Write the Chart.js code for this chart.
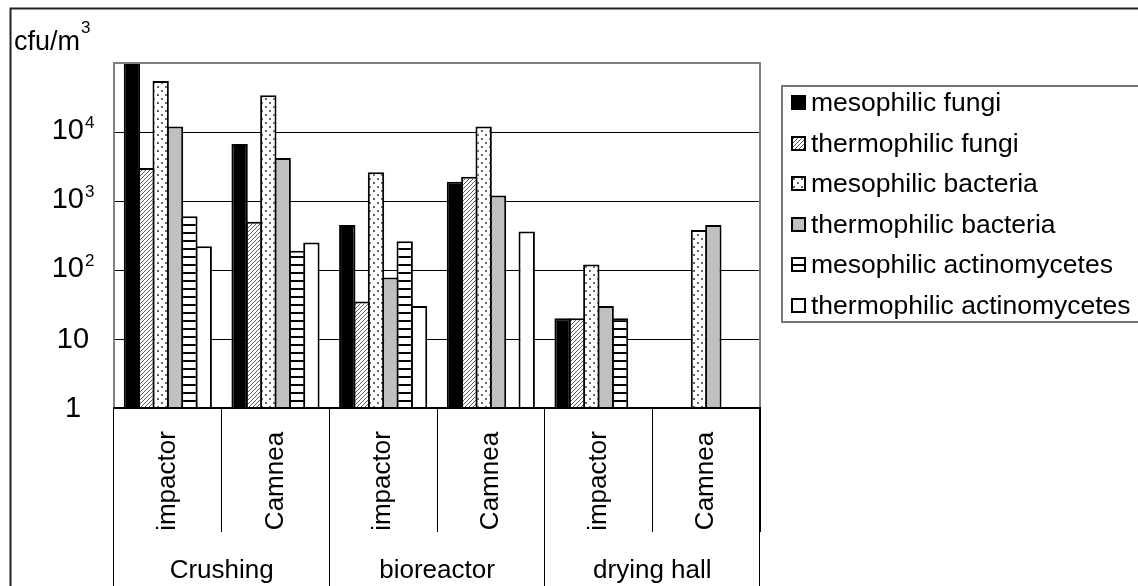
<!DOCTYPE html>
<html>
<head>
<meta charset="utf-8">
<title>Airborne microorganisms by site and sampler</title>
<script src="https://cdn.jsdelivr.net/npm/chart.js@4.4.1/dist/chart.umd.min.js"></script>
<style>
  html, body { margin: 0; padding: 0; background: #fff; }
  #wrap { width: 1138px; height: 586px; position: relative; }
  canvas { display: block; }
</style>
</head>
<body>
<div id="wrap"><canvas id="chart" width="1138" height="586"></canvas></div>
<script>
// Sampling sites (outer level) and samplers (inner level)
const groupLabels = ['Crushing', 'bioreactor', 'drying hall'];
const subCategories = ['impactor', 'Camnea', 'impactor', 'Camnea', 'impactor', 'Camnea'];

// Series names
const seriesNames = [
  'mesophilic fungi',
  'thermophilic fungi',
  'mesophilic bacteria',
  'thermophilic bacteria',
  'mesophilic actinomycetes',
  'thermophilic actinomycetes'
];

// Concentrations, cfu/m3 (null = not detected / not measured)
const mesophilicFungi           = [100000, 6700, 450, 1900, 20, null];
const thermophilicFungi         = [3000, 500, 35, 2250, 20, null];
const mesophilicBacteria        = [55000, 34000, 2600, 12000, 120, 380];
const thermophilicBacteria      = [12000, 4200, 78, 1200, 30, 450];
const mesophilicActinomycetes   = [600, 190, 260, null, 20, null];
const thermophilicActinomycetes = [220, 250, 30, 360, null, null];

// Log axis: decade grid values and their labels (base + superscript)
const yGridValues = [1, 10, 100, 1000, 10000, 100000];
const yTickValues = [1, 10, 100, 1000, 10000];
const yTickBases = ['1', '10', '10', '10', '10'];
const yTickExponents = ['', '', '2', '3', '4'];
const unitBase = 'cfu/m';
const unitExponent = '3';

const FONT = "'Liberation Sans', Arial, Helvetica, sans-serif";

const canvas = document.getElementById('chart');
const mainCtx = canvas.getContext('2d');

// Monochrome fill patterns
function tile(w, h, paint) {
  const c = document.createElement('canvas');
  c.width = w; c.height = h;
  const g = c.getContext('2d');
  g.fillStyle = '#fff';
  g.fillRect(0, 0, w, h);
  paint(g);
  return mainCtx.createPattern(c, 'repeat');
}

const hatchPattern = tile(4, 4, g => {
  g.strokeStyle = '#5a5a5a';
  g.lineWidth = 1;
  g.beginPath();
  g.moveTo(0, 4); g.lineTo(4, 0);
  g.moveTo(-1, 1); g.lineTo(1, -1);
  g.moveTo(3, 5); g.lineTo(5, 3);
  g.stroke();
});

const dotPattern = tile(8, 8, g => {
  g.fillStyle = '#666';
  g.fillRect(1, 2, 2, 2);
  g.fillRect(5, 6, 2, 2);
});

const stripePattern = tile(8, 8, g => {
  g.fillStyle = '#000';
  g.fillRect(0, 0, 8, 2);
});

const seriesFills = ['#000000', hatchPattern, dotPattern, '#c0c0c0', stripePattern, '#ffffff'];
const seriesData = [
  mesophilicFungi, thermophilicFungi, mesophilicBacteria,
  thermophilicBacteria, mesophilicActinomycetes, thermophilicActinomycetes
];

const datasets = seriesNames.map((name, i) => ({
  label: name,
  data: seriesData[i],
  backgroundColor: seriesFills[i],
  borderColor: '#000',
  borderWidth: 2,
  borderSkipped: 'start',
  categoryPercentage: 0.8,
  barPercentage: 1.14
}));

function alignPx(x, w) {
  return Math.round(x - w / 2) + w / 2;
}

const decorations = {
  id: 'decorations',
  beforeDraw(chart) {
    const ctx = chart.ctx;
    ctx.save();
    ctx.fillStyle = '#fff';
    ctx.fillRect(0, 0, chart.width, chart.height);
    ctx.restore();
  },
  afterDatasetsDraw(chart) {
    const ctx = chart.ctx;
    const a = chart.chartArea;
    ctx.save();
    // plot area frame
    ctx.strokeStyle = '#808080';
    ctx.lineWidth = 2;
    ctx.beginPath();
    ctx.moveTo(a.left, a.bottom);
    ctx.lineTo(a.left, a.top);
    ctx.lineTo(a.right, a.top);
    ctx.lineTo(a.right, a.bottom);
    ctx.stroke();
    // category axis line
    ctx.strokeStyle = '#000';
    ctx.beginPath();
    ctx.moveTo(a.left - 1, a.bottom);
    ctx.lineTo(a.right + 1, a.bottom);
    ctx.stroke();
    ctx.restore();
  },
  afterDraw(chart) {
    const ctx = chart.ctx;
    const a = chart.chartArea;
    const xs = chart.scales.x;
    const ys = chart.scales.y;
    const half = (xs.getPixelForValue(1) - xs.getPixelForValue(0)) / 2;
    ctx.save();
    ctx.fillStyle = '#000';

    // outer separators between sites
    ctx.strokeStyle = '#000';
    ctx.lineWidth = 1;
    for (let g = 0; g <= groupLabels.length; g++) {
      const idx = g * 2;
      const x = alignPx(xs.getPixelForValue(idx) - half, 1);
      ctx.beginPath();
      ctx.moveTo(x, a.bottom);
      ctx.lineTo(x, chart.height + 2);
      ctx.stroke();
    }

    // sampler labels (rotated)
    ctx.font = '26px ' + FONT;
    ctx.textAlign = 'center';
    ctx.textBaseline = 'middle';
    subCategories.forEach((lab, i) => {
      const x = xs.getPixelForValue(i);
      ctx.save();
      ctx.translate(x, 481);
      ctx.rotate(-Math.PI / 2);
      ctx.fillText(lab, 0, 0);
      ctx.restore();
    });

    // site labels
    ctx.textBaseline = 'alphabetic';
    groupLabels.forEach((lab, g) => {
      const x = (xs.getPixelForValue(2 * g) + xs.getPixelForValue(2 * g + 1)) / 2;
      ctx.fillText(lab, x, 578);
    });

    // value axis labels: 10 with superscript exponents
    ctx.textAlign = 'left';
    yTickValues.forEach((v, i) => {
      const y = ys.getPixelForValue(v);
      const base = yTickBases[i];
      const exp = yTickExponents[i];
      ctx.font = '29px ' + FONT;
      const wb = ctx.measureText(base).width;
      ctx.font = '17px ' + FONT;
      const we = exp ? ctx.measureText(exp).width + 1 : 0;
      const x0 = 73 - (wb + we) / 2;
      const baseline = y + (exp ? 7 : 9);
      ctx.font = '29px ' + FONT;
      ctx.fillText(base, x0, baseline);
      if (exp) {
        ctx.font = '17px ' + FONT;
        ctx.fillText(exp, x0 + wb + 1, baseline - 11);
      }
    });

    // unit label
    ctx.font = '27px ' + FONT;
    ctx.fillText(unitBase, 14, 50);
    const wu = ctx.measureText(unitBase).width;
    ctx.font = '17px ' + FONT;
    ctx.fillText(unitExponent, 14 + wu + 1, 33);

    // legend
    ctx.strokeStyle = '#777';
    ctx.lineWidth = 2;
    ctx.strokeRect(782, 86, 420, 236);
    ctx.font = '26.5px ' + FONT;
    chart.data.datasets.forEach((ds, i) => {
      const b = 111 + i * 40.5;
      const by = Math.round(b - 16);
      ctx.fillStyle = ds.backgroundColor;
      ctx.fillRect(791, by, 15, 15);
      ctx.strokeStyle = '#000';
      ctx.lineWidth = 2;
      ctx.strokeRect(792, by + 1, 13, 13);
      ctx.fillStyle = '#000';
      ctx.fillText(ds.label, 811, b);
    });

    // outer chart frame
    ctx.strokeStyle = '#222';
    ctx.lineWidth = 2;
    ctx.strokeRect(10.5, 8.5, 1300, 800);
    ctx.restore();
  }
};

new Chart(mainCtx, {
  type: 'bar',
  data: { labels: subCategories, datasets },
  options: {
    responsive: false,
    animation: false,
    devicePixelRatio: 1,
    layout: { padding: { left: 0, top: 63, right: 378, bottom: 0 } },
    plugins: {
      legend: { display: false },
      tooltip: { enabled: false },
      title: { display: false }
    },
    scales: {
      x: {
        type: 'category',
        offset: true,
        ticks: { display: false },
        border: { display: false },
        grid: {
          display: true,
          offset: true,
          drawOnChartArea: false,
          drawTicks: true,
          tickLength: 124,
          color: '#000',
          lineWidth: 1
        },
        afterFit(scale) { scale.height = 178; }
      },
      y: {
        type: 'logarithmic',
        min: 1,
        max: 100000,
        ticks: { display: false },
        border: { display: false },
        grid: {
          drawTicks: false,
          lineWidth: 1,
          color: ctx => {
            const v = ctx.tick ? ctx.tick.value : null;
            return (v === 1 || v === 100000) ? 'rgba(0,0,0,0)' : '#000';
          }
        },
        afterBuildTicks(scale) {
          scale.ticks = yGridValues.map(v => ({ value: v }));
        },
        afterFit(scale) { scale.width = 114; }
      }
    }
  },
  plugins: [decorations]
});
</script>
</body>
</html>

---+---

**What the exercise asks:** Would you reproduce the lines above, from the very first through the line containing "const mainCtx = canvas.getContext('2d');", exactly and without the pictures?

**Output:**
Write the Chart.js code for this chart.
<!DOCTYPE html>
<html>
<head>
<meta charset="utf-8">
<title>Airborne microorganisms by site and sampler</title>
<script src="https://cdn.jsdelivr.net/npm/chart.js@4.4.1/dist/chart.umd.min.js"></script>
<style>
  html, body { margin: 0; padding: 0; background: #fff; }
  #wrap { width: 1138px; height: 586px; position: relative; }
  canvas { display: block; }
</style>
</head>
<body>
<div id="wrap"><canvas id="chart" width="1138" height="586"></canvas></div>
<script>
// Sampling sites (outer level) and samplers (inner level)
const groupLabels = ['Crushing', 'bioreactor', 'drying hall'];
const subCategories = ['impactor', 'Camnea', 'impactor', 'Camnea', 'impactor', 'Camnea'];

// Series names
const seriesNames = [
  'mesophilic fungi',
  'thermophilic fungi',
  'mesophilic bacteria',
  'thermophilic bacteria',
  'mesophilic actinomycetes',
  'thermophilic actinomycetes'
];

// Concentrations, cfu/m3 (null = not detected / not measured)
const mesophilicFungi           = [100000, 6700, 450, 1900, 20, null];
const thermophilicFungi         = [3000, 500, 35, 2250, 20, null];
const mesophilicBacteria        = [55000, 34000, 2600, 12000, 120, 380];
const thermophilicBacteria      = [12000, 4200, 78, 1200, 30, 450];
const mesophilicActinomycetes   = [600, 190, 260, null, 20, null];
const thermophilicActinomycetes = [220, 250, 30, 360, null, null];

// Log axis: decade grid values and their labels (base + superscript)
const yGridValues = [1, 10, 100, 1000, 10000, 100000];
const yTickValues = [1, 10, 100, 1000, 10000];
const yTickBases = ['1', '10', '10', '10', '10'];
const yTickExponents = ['', '', '2', '3', '4'];
const unitBase = 'cfu/m';
const unitExponent = '3';

const FONT = "'Liberation Sans', Arial, Helvetica, sans-serif";

const canvas = document.getElementById('chart');
const mainCtx = canvas.getContext('2d');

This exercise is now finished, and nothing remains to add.